Related to this, but something else you're not likely to know either unless somebody tells you, is that the wrist should move up and down. At the frog (where you hold it), the wrist should be down about as far as it goes, and the bow hair should be tilted so that only the very edge is touching the strings. This is (partly) because the weight your arm exerts on the bow is much greater at the frog than at the tip.
As you move towards the tip, the wrist tilts less and less, and as you get towards the tip, starts tilting in the opposite direction (so that (if you were holding your arm in front of you) the hand is lifted up, with the knuckles higher than the wrist. This will have the bow hair flat against the strings. (Partly to compensate for the greatly lessened weight on the strings out at the tip.) (Side note: for some things, the wrist moves side to side, too. This is fairly complicated already, so I'm not going into that right now. I've been told that the motion should be like your wrist is on a string, and somebody is pulling on that string to move your wrist.)
Depending on the length of your arms and the angle you hold the violin at, you may or may not need to move the upper arm forward to get all the way to the frog. If it's just a half inch or so, I'd keep my upper arm still. There are very few cases where that last 1/2 inch is crucial. If it's several inches, then go ahead and move the arm.
The one thing my teacher has said to me more often than anything else is "Use more bow", so you want to use as much of it as you can. Practice full bow strokes a lot (all the way from frog to tip and back, at different speeds, concentrating on a good tone.) If your bow is perpendicular to the strings and moving at a decent clip, your tone will be as good as it's likely to get on that violin and those strings. (Just to be clear, I'm not saying use a full bow stroke on every note of every song.
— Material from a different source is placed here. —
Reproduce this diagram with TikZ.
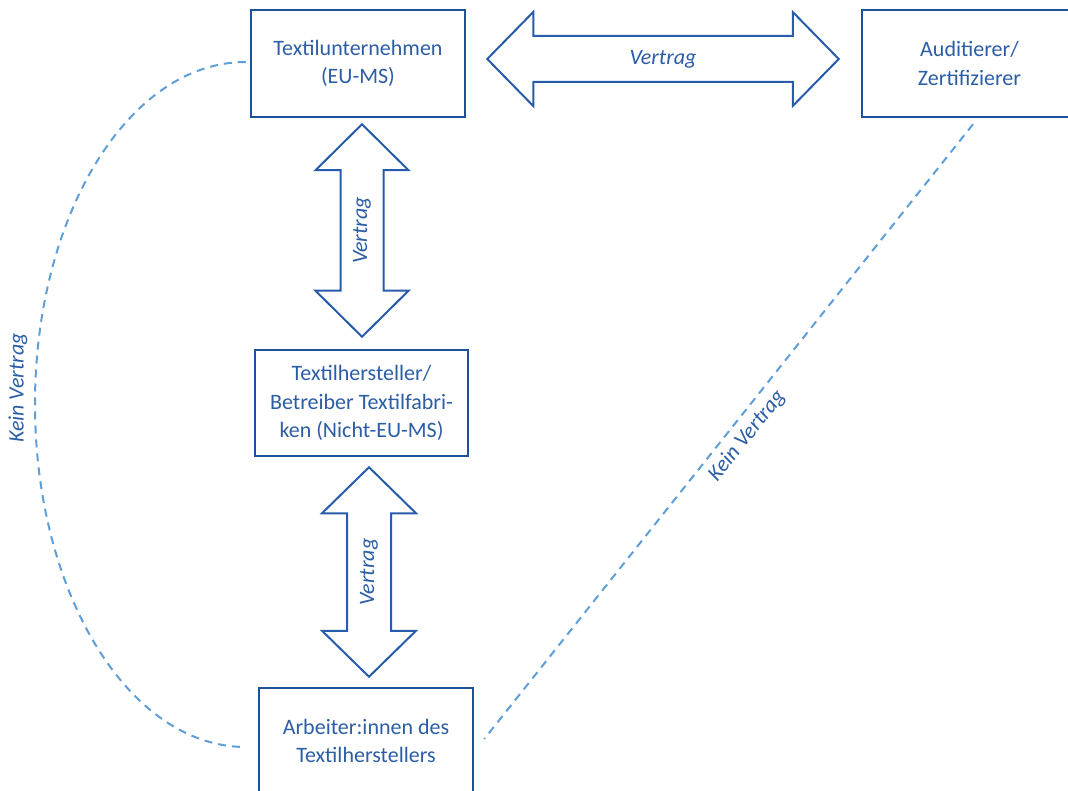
\documentclass[tikz,border=0pt]{standalone}
\usepackage{fontspec}
\setmainfont{Carlito}
\usetikzlibrary{calc}
\definecolor{boxblue}{RGB}{31,80,155}
\definecolor{txtblue}{RGB}{44,94,166}
\definecolor{arrblue}{RGB}{40,92,170}
\definecolor{dashblue}{RGB}{95,158,215}
\tikzset{
  partybox/.style={draw=boxblue, line width=2.5pt, fill=white, text=txtblue, align=center,
    inner sep=0pt, font=\fontsize{22}{28.5}\selectfont},
  blockarrow/.style={draw=arrblue, line width=2pt, line join=miter, fill=white},
  arrlabel/.style={text=txtblue, font=\fontsize{22}{24}\selectfont\itshape, inner sep=0pt},
  nocontract/.style={draw=dashblue, line width=2pt, dash pattern=on 8pt off 6pt},
}
\begin{document}
\begin{tikzpicture}[x=1pt,y=-1pt]
\useasboundingbox (0,0) rectangle (1068,791);
\clip (0,0) rectangle (1068,791);

% parties
\node[partybox, minimum width=214pt, minimum height=107pt] (tu) at (358,63.5) {Textilunternehmen\\(EU-MS)};
\node[partybox, minimum width=215pt, minimum height=107pt] (au) at (969.5,63.5) {Auditierer/\\Zertifizierer};
\node[partybox, minimum width=213pt, minimum height=106pt] (th) at (361.5,403) {Textilhersteller/\\Betreiber Textilfabri-\\ken (Nicht-EU-MS)};
\node[partybox, minimum width=214pt, minimum height=106pt] (ar) at (366,741) {Arbeiter:innen des\\Textilherstellers};

% tips of the block arrows
\coordinate (hA) at ($(tu.east)+(21,-4.5)$);
\coordinate (hB) at ($(au.west)+(-22,-4.5)$);
\coordinate (v1A) at ($(tu.south)+(4,6)$);
\coordinate (v1B) at ($(th.north)+(0.5,-12)$);
\coordinate (v2A) at ($(th.south)+(7.5,10)$);
\coordinate (v2B) at ($(ar.north)+(3,-10)$);

% horizontal double arrow
\draw[blockarrow] (hA) -- ($(hA)+(46,-47)$) -- ($(hA)+(46,-23)$) -- ($(hB)+(-46,-23)$)
  -- ($(hB)+(-46,-47)$) -- (hB) -- ($(hB)+(-46,47)$) -- ($(hB)+(-46,23)$)
  -- ($(hA)+(46,23)$) -- ($(hA)+(46,47)$) -- cycle;
\node[arrlabel] (lh) at ($(hA)!0.5!(hB)$) {Vertrag};

% vertical double arrow 1
\draw[blockarrow] (v1A) -- ($(v1A)+(46.5,46)$) -- ($(v1A)+(21.5,46)$) -- ($(v1B)+(21.5,-46)$)
  -- ($(v1B)+(46.5,-46)$) -- (v1B) -- ($(v1B)+(-46.5,-46)$) -- ($(v1B)+(-21.5,-46)$)
  -- ($(v1A)+(-21.5,46)$) -- ($(v1A)+(-46.5,46)$) -- cycle;
\node[arrlabel, rotate=90] (lv1) at ($(v1A)!0.5!(v1B)$) {Vertrag};

% vertical double arrow 2
\draw[blockarrow] (v2A) -- ($(v2A)+(47,46)$) -- ($(v2A)+(22,46)$) -- ($(v2B)+(22,-46)$)
  -- ($(v2B)+(47,-46)$) -- (v2B) -- ($(v2B)+(-47,-46)$) -- ($(v2B)+(-22,-46)$)
  -- ($(v2A)+(-22,46)$) -- ($(v2A)+(-47,46)$) -- cycle;
\node[arrlabel, rotate=90] (lv2) at ($(v2A)!0.5!(v2B)$) {Vertrag};

% no-contract relations
\coordinate (cL1) at ($(tu.west)+(-4,-1.5)$);
\coordinate (cL2) at ($(ar.west)+(-12,6)$);
\draw[nocontract] (cL1) .. controls ($(cL1)+(-117,0)$) and (35,215) .. (35,404)
  .. controls (35,593) and ($(cL2)+(-117,0)$) .. (cL2);
\node[arrlabel, rotate=90] (lk1) at (18,388) {Kein Vertrag};

\coordinate (cR1) at ($(au.south)+(3.5,6)$);
\coordinate (cR2) at ($(ar.east)+(10,-2)$);
\draw[nocontract] (cR1) -- (cR2);
\node[arrlabel, rotate=51.5] (lk2) at (747,436) {Kein Vertrag};
\end{tikzpicture}
\end{document}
I'm saying use as much as you practically can on the notes you're playing, and practice full bow strokes as a technical exercise.)
Hope this helps,
Charles

Violin teachers usually tell you not to support the violin with the wrist, but when I started in May last year I decided to tolerate it in my case. Still I think I did the right thing: a beginner is struggling with lots of technical issues and the feeling to safely control the instrument was great help. About two months later I stopped supporting my violin with my wrist and this change was no big issue. I just came to a point where I felt safe enough to dare it.
There is something on the market which also helped me a lot. It is a product called "First Frets". It is a sticker you can fix on top of your fingerboard, with frets printed on it. This ended the frantic struggle to hit the correct positions on the fingerboard. I left my First Frets on my violin until February this year—I even performed with them three times and it gave me a comforting and relaxing feeling of safety. Without First Frets my intonation would have been very much worse. After finally removing First Frets I felt a little awkward, but after about a week I was perfectly fine. The struggle and awkwardness during my first months would have been the greater problem and I wouldn't have enjoyed playing as much as I did.